» **WHAT IS NEEDED**
In this exercise, return the whole listing exactly, excluding any images.

(Plotting code records)
:::

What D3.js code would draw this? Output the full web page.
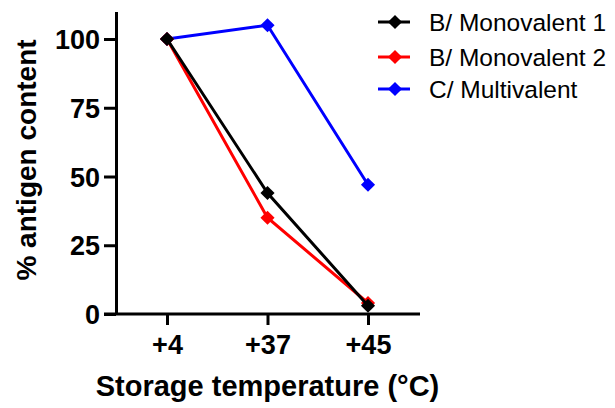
<!DOCTYPE html>
<html lang="en">
<head>
<meta charset="UTF-8"/>
<title>Antigen content vs storage temperature</title>
<script src="https://d3js.org/d3.v7.min.js"></script>
<style>
  body { margin: 0; background: #fff; }
  text { font-family: Arial, "Liberation Sans", sans-serif; }
</style>
</head>
<body>
<script>
    // data
    var temps = ["+4", "+37", "+45"];
    var seriesNames = ["B/ Monovalent 1", "B/ Monovalent 2", "C/ Multivalent"];
    var seriesColors = ["#000000", "#ff0000", "#0000ff"];
    var mono1 = [100, 44, 3];
    var mono2 = [100, 35, 4];
    var multi = [100, 105, 47];
    var yTicks = [0, 25, 50, 75, 100];

    var w = 615, h = 408;

    var svg = d3.select("body").append("svg")
        .attr("width", w)
        .attr("height", h);

    var xScale = d3.scalePoint()
        .domain(temps)
        .range([167, 368]);

    var yScale = d3.scaleLinear()
        .domain([0, 110])
        .range([314, 11.5]);

    // y axis
    var yAxis = d3.axisLeft(yScale)
        .tickValues(yTicks)
        .tickSize(12)
        .tickSizeOuter(0)
        .tickPadding(4);

    var gy = svg.append("g")
        .attr("transform", "translate(116,0)")
        .call(yAxis);
    gy.selectAll("path, line").attr("stroke", "#000").attr("stroke-width", 3);
    gy.selectAll("text")
        .attr("font-size", "27px")
        .attr("font-weight", "bold")
        .attr("fill", "#000")
        .attr("dy", "0.36em");

    // x axis
    var xAxis = d3.axisBottom(xScale)
        .tickSize(11)
        .tickSizeOuter(0)
        .tickPadding(9);

    var gx = svg.append("g")
        .attr("transform", "translate(0,314)")
        .call(xAxis);
    gx.select(".domain").attr("d", "M104,0H420");
    gx.selectAll("path, line").attr("stroke", "#000").attr("stroke-width", 3);
    gx.selectAll("text")
        .attr("font-size", "27px")
        .attr("font-weight", "bold")
        .attr("fill", "#000")
        .attr("dy", "0.74em");

    // axis titles
    svg.append("text")
        .attr("transform", "rotate(-90)")
        .attr("x", -160)
        .attr("y", 36)
        .attr("text-anchor", "middle")
        .attr("font-size", "28px")
        .attr("font-weight", "bold")
        .text("% antigen content");

    svg.append("text")
        .attr("x", 267.5)
        .attr("y", 396)
        .attr("text-anchor", "middle")
        .attr("font-size", "29px")
        .attr("font-weight", "bold")
        .text("Storage temperature (°C)");

    // lines and markers
    var allSeries = [mono1, mono2, multi];
    var line = d3.line()
        .x(function(d, i) { return xScale(temps[i]); })
        .y(function(d) { return yScale(d); });
    var diamond = d3.symbol().type(d3.symbolSquare).size(100);

    // draw blue first, then red, then black on top
    [2, 1, 0].forEach(function(k) {
        var g = svg.append("g");
        g.append("path")
            .attr("d", line(allSeries[k]))
            .attr("fill", "none")
            .attr("stroke", seriesColors[k])
            .attr("stroke-width", 3);
        g.selectAll("path.marker")
            .data(allSeries[k])
            .enter()
            .append("path")
            .attr("class", "marker")
            .attr("d", diamond)
            .attr("transform", function(d, i) {
                return "translate(" + xScale(temps[i]) + "," + yScale(d) + ") rotate(45)";
            })
            .attr("fill", seriesColors[k]);
    });

    // legend
    var legendY = [22, 57, 89];
    var legend = svg.selectAll("g.legend")
        .data(seriesNames)
        .enter()
        .append("g")
        .attr("class", "legend")
        .attr("transform", function(d, i) { return "translate(0," + legendY[i] + ")"; });

    legend.append("line")
        .attr("x1", 378).attr("x2", 410)
        .attr("y1", 0).attr("y2", 0)
        .attr("stroke", function(d, i) { return seriesColors[i]; })
        .attr("stroke-width", 3);
    legend.append("path")
        .attr("d", diamond)
        .attr("transform", "translate(395,0) rotate(45)")
        .attr("fill", function(d, i) { return seriesColors[i]; });
    legend.append("text")
        .attr("x", 429)
        .attr("y", 0)
        .attr("dy", "0.36em")
        .attr("font-size", "24.5px")
        .attr("fill", "#000")
        .text(function(d) { return d; });
</script>
</body>
</html>
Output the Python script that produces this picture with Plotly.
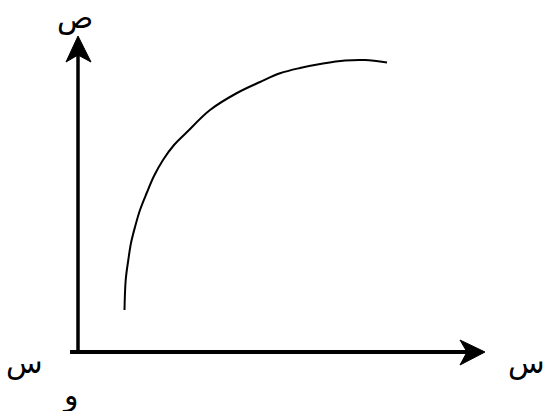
import plotly.graph_objects as go

# curve values (units relative to the origin)
curve_x = [46.5, 47.7, 50.3, 53, 57, 62, 68.7, 76, 85, 96, 109, 132, 159, 182, 202, 222, 245, 267, 287, 309]
curve_y = [42, 72, 92, 109, 125, 142, 159, 176, 192, 207, 220, 242, 259, 270, 278.7, 284, 288.5, 291.5, 292, 289.5]

# axis labels
label_text = ['ص', 'س', 'س', 'و']
label_x = [-3, -54, 448, -8]
label_y = [352, -11, -11, -43]
label_anchor = ['top', 'middle', 'middle', 'middle']

fig = go.Figure()

fig.add_trace(go.Scatter(
    x=curve_x, y=curve_y, mode='lines',
    line=dict(color='black', width=2, shape='spline', smoothing=1.0),
    hoverinfo='skip', showlegend=False
))

# axes
fig.add_shape(type='line', x0=-8, y0=0, x1=392, y1=0,
              line=dict(color='black', width=4))
fig.add_shape(type='line', x0=0, y0=-1, x1=0, y1=300,
              line=dict(color='black', width=3.5))

# arrow heads
fig.add_shape(type='path', path='M 0 316 L -12 290 L 0 297 L 13 290 Z',
              fillcolor='black', line=dict(color='black', width=1))
fig.add_shape(type='path', path='M 407 0 L 382 12 L 389 0 L 382 -13 Z',
              fillcolor='black', line=dict(color='black', width=1))

for t, x, y, a in zip(label_text, label_x, label_y, label_anchor):
    fig.add_annotation(x=x, y=y, text=t, showarrow=False, yanchor=a, borderpad=0,
                       font=dict(family='Arial, DejaVu Sans', size=30, color='black'))

fig.update_layout(
    width=546, height=411,
    margin=dict(l=0, r=0, t=0, b=0),
    paper_bgcolor='white', plot_bgcolor='white',
    xaxis=dict(range=[-78, 468], visible=False, fixedrange=True),
    yaxis=dict(range=[-59, 352], visible=False, fixedrange=True),
)

fig.write_html("out.html", config={'displayModeBar': False},
               post_script="document.body.style.margin='0';")
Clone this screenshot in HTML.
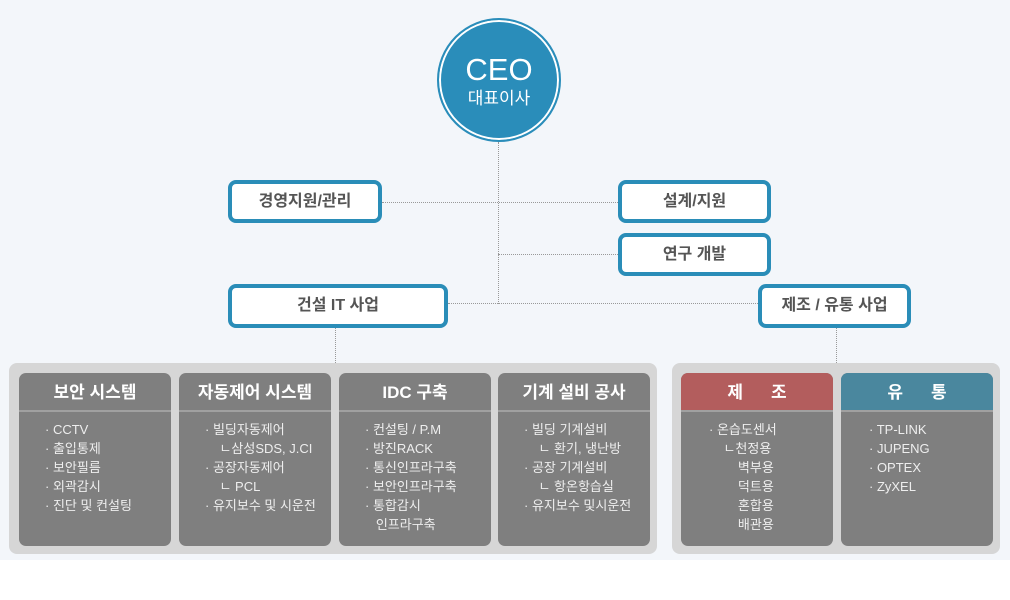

:::

» **RESULT**
What D3.js code would draw this? Output the full web page.
<!DOCTYPE html>
<html lang="en">
<head>
<meta charset="UTF-8"/>
<title>Antigen content vs storage temperature</title>
<script src="https://d3js.org/d3.v7.min.js"></script>
<style>
  body { margin: 0; background: #fff; }
  text { font-family: Arial, "Liberation Sans", sans-serif; }
</style>
</head>
<body>
<script>
    // data
    var temps = ["+4", "+37", "+45"];
    var seriesNames = ["B/ Monovalent 1", "B/ Monovalent 2", "C/ Multivalent"];
    var seriesColors = ["#000000", "#ff0000", "#0000ff"];
    var mono1 = [100, 44, 3];
    var mono2 = [100, 35, 4];
    var multi = [100, 105, 47];
    var yTicks = [0, 25, 50, 75, 100];

    var w = 615, h = 408;

    var svg = d3.select("body").append("svg")
        .attr("width", w)
        .attr("height", h);

    var xScale = d3.scalePoint()
        .domain(temps)
        .range([167, 368]);

    var yScale = d3.scaleLinear()
        .domain([0, 110])
        .range([314, 11.5]);

    // y axis
    var yAxis = d3.axisLeft(yScale)
        .tickValues(yTicks)
        .tickSize(12)
        .tickSizeOuter(0)
        .tickPadding(4);

    var gy = svg.append("g")
        .attr("transform", "translate(116,0)")
        .call(yAxis);
    gy.selectAll("path, line").attr("stroke", "#000").attr("stroke-width", 3);
    gy.selectAll("text")
        .attr("font-size", "27px")
        .attr("font-weight", "bold")
        .attr("fill", "#000")
        .attr("dy", "0.36em");

    // x axis
    var xAxis = d3.axisBottom(xScale)
        .tickSize(11)
        .tickSizeOuter(0)
        .tickPadding(9);

    var gx = svg.append("g")
        .attr("transform", "translate(0,314)")
        .call(xAxis);
    gx.select(".domain").attr("d", "M104,0H420");
    gx.selectAll("path, line").attr("stroke", "#000").attr("stroke-width", 3);
    gx.selectAll("text")
        .attr("font-size", "27px")
        .attr("font-weight", "bold")
        .attr("fill", "#000")
        .attr("dy", "0.74em");

    // axis titles
    svg.append("text")
        .attr("transform", "rotate(-90)")
        .attr("x", -160)
        .attr("y", 36)
        .attr("text-anchor", "middle")
        .attr("font-size", "28px")
        .attr("font-weight", "bold")
        .text("% antigen content");

    svg.append("text")
        .attr("x", 267.5)
        .attr("y", 396)
        .attr("text-anchor", "middle")
        .attr("font-size", "29px")
        .attr("font-weight", "bold")
        .text("Storage temperature (°C)");

    // lines and markers
    var allSeries = [mono1, mono2, multi];
    var line = d3.line()
        .x(function(d, i) { return xScale(temps[i]); })
        .y(function(d) { return yScale(d); });
    var diamond = d3.symbol().type(d3.symbolSquare).size(100);

    // draw blue first, then red, then black on top
    [2, 1, 0].forEach(function(k) {
        var g = svg.append("g");
        g.append("path")
            .attr("d", line(allSeries[k]))
            .attr("fill", "none")
            .attr("stroke", seriesColors[k])
            .attr("stroke-width", 3);
        g.selectAll("path.marker")
            .data(allSeries[k])
            .enter()
            .append("path")
            .attr("class", "marker")
            .attr("d", diamond)
            .attr("transform", function(d, i) {
                return "translate(" + xScale(temps[i]) + "," + yScale(d) + ") rotate(45)";
            })
            .attr("fill", seriesColors[k]);
    });

    // legend
    var legendY = [22, 57, 89];
    var legend = svg.selectAll("g.legend")
        .data(seriesNames)
        .enter()
        .append("g")
        .attr("class", "legend")
        .attr("transform", function(d, i) { return "translate(0," + legendY[i] + ")"; });

    legend.append("line")
        .attr("x1", 378).attr("x2", 410)
        .attr("y1", 0).attr("y2", 0)
        .attr("stroke", function(d, i) { return seriesColors[i]; })
        .attr("stroke-width", 3);
    legend.append("path")
        .attr("d", diamond)
        .attr("transform", "translate(395,0) rotate(45)")
        .attr("fill", function(d, i) { return seriesColors[i]; });
    legend.append("text")
        .attr("x", 429)
        .attr("y", 0)
        .attr("dy", "0.36em")
        .attr("font-size", "24.5px")
        .attr("fill", "#000")
        .text(function(d) { return d; });
</script>
</body>
</html>
Output the Python script that produces this picture with Plotly.
import plotly.graph_objects as go

# curve values (units relative to the origin)
curve_x = [46.5, 47.7, 50.3, 53, 57, 62, 68.7, 76, 85, 96, 109, 132, 159, 182, 202, 222, 245, 267, 287, 309]
curve_y = [42, 72, 92, 109, 125, 142, 159, 176, 192, 207, 220, 242, 259, 270, 278.7, 284, 288.5, 291.5, 292, 289.5]

# axis labels
label_text = ['ص', 'س', 'س', 'و']
label_x = [-3, -54, 448, -8]
label_y = [352, -11, -11, -43]
label_anchor = ['top', 'middle', 'middle', 'middle']

fig = go.Figure()

fig.add_trace(go.Scatter(
    x=curve_x, y=curve_y, mode='lines',
    line=dict(color='black', width=2, shape='spline', smoothing=1.0),
    hoverinfo='skip', showlegend=False
))

# axes
fig.add_shape(type='line', x0=-8, y0=0, x1=392, y1=0,
              line=dict(color='black', width=4))
fig.add_shape(type='line', x0=0, y0=-1, x1=0, y1=300,
              line=dict(color='black', width=3.5))

# arrow heads
fig.add_shape(type='path', path='M 0 316 L -12 290 L 0 297 L 13 290 Z',
              fillcolor='black', line=dict(color='black', width=1))
fig.add_shape(type='path', path='M 407 0 L 382 12 L 389 0 L 382 -13 Z',
              fillcolor='black', line=dict(color='black', width=1))

for t, x, y, a in zip(label_text, label_x, label_y, label_anchor):
    fig.add_annotation(x=x, y=y, text=t, showarrow=False, yanchor=a, borderpad=0,
                       font=dict(family='Arial, DejaVu Sans', size=30, color='black'))

fig.update_layout(
    width=546, height=411,
    margin=dict(l=0, r=0, t=0, b=0),
    paper_bgcolor='white', plot_bgcolor='white',
    xaxis=dict(range=[-78, 468], visible=False, fixedrange=True),
    yaxis=dict(range=[-59, 352], visible=False, fixedrange=True),
)

fig.write_html("out.html", config={'displayModeBar': False},
               post_script="document.body.style.margin='0';")
Clone this screenshot in HTML.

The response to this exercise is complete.